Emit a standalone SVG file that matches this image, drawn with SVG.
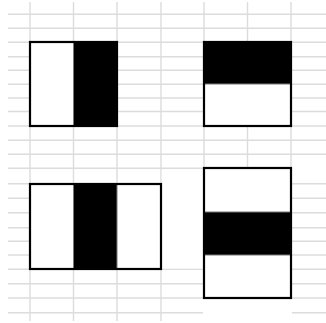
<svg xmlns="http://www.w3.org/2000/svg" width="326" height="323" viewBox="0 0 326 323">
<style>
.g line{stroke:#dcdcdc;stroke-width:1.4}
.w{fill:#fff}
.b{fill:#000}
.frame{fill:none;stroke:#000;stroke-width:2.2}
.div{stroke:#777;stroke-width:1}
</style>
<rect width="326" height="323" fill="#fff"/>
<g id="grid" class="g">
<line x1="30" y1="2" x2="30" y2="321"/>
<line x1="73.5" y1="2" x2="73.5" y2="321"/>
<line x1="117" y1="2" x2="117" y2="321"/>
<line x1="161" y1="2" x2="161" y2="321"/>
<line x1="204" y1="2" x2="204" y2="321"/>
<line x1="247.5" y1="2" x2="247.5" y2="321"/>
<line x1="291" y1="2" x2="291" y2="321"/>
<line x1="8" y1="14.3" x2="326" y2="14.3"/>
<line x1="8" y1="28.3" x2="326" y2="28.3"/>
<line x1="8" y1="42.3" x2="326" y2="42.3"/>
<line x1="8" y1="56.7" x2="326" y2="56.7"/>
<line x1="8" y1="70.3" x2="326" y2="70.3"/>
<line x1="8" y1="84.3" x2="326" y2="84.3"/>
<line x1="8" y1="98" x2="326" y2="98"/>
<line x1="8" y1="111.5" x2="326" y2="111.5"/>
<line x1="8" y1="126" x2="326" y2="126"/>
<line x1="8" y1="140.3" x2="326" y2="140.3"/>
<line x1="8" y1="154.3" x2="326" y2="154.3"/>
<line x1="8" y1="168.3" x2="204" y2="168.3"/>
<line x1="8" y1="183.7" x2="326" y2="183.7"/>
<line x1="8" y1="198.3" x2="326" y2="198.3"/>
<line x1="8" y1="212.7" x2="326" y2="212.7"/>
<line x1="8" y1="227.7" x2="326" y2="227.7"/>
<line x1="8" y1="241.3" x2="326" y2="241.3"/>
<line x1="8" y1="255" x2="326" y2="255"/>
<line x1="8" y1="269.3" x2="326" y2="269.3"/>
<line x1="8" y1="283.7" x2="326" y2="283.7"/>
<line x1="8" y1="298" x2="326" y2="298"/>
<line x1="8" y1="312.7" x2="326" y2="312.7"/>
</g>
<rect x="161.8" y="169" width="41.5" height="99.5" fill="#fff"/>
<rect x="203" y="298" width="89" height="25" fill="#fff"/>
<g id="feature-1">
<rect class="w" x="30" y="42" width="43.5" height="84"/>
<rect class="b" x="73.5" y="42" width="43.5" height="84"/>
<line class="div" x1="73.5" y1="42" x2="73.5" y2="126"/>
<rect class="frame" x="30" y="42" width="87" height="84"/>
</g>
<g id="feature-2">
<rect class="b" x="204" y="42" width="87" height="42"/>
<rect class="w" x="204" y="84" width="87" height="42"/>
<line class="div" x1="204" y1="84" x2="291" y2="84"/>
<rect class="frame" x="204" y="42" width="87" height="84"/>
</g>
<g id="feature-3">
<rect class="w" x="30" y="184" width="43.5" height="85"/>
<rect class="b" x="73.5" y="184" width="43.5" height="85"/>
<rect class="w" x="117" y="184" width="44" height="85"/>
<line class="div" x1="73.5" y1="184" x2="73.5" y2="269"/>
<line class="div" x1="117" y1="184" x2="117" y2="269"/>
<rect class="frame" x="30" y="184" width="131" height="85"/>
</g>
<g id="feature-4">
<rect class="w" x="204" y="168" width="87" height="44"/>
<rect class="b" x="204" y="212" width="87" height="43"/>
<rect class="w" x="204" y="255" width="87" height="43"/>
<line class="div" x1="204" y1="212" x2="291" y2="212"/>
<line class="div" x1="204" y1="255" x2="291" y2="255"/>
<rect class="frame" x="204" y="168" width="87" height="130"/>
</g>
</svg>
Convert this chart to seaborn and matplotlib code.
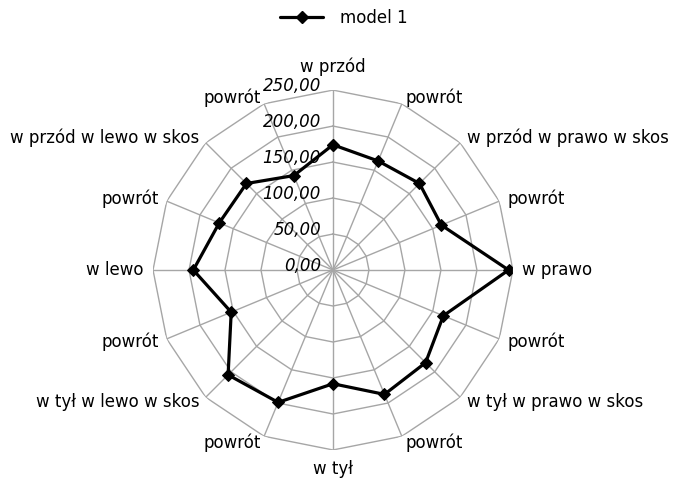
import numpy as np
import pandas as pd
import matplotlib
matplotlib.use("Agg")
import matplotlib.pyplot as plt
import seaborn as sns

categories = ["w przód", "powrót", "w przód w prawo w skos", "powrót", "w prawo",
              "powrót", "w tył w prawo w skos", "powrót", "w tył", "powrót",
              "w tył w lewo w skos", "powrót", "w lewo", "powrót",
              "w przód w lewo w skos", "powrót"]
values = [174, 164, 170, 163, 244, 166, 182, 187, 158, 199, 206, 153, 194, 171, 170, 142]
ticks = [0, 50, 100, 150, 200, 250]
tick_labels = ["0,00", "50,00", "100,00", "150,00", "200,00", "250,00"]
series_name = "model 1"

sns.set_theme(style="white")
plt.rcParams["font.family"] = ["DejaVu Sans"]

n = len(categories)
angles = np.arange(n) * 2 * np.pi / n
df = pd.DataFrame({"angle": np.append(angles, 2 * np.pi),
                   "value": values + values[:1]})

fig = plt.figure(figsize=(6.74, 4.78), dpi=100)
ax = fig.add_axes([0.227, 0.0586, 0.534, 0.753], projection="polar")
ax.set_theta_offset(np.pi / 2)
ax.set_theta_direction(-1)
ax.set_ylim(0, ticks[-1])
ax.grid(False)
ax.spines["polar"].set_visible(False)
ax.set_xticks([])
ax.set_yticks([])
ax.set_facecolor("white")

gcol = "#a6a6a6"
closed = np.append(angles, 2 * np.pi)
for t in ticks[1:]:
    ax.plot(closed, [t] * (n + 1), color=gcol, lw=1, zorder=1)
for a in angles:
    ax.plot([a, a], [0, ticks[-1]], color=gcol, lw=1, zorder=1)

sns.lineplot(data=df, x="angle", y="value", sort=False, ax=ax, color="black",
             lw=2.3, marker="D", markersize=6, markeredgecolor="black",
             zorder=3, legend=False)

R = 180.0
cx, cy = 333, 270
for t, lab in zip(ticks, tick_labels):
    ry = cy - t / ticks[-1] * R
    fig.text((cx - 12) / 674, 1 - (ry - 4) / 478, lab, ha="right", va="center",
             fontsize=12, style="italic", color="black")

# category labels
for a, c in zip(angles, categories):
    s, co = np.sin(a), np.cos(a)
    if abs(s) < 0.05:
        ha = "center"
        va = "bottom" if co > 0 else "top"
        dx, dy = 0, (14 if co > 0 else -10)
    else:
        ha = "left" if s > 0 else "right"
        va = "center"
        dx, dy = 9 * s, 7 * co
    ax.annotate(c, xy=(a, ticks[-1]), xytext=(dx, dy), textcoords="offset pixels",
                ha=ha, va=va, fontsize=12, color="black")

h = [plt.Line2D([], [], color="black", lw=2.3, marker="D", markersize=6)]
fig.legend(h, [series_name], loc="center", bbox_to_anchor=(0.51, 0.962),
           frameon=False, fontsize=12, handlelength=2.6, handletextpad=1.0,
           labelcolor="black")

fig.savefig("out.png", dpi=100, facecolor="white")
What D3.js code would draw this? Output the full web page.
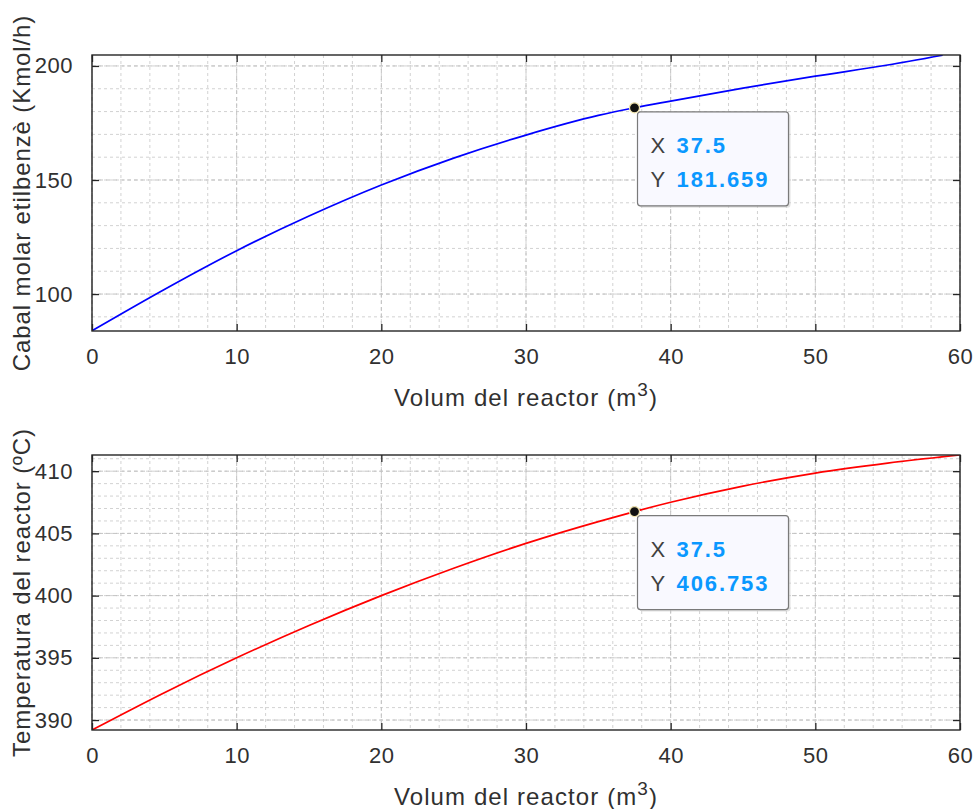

____

_What the task asks_
List each line in the listing that contains the string "matplotlib".

_Full answer_
Convert this chart to seaborn and matplotlib code.
import matplotlib
matplotlib.use("Agg")
import matplotlib.pyplot as plt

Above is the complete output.